Cette communautarisation à bas bruit est un mantra qui se répand surtout dans les petites organisations qui naissent et meurent aussi vite. La Famille gallicane, jeune groupuscule essentiellement actif dans le centre de la France, près d’Orléans, espère ainsi glaner de nouvelles recrues. «Le but de ce groupe, c’est la communautarisation et de rassembler les réseaux de la droite nationaliste», affirme Jean*, un de leurs cadres, qui exerce la profession d’ouvrier métallurgique et pratique le tir sportif en club. Par l’entraide, les rencontres, le réseautage, il espère «retrouver des valeurs anciennes, franco-françaises ». Et d’ajouter : «Dans chaque région, on se voit entre nous, on se fréquente, on apprend à se connaître. Notre ligne, c’est de retrouver une France blanche et chrétienne.» Ils sont une cinquantaine maximum, en comptant ceux qui n’ont fait que passer une tête. Les actuels adhérents sont recrutés sur les réseaux sociaux.

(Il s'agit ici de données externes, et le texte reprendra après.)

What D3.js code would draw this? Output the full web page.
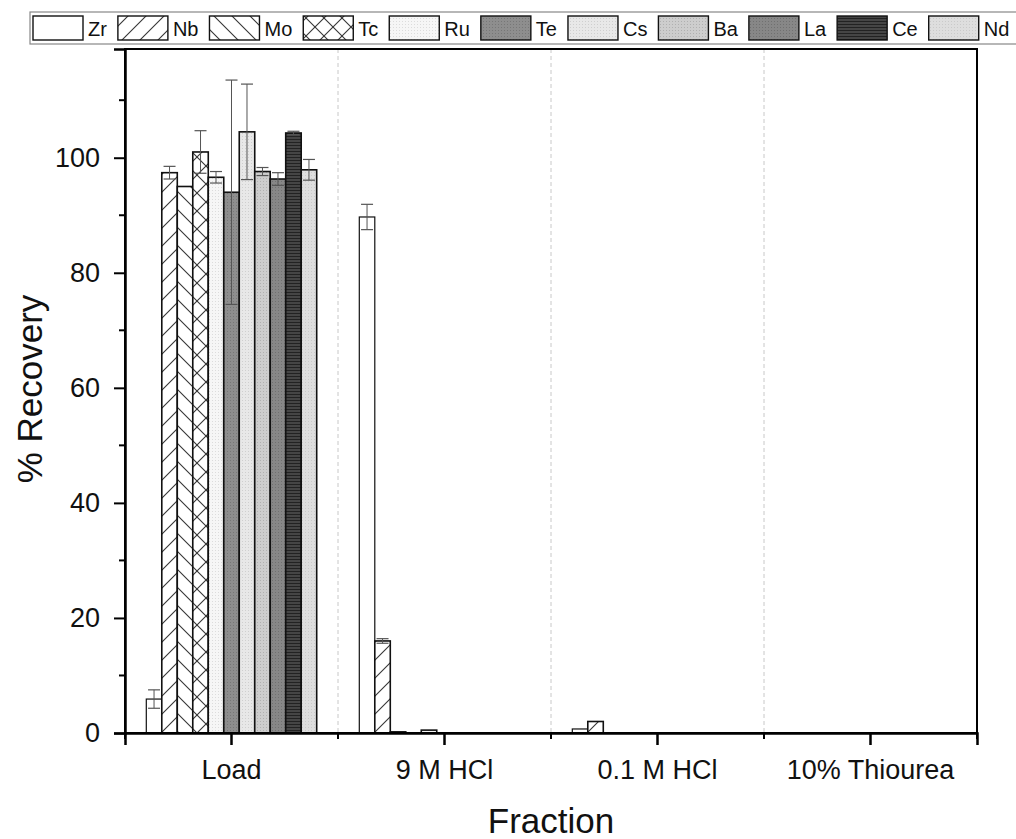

Particularité de ce village «patriote» de «Gallicans» : ils pratiquent le tir ensemble. C’est bien ce qui leur a valu un mauvais coup de publicité, en novembre 2021, lorsque des vidéos de leurs séances de tir en forêt sur des caricatures racistes et antisémites se sont retrouvées dans la presse. Mais Jean se justifie : «Quand on voit la menace grandissante, qu’on voit ce qui se passe tous les jours, surtout pour les gens qui vivent à la campagne, je pense que c’est mieux d’avoir une arme.»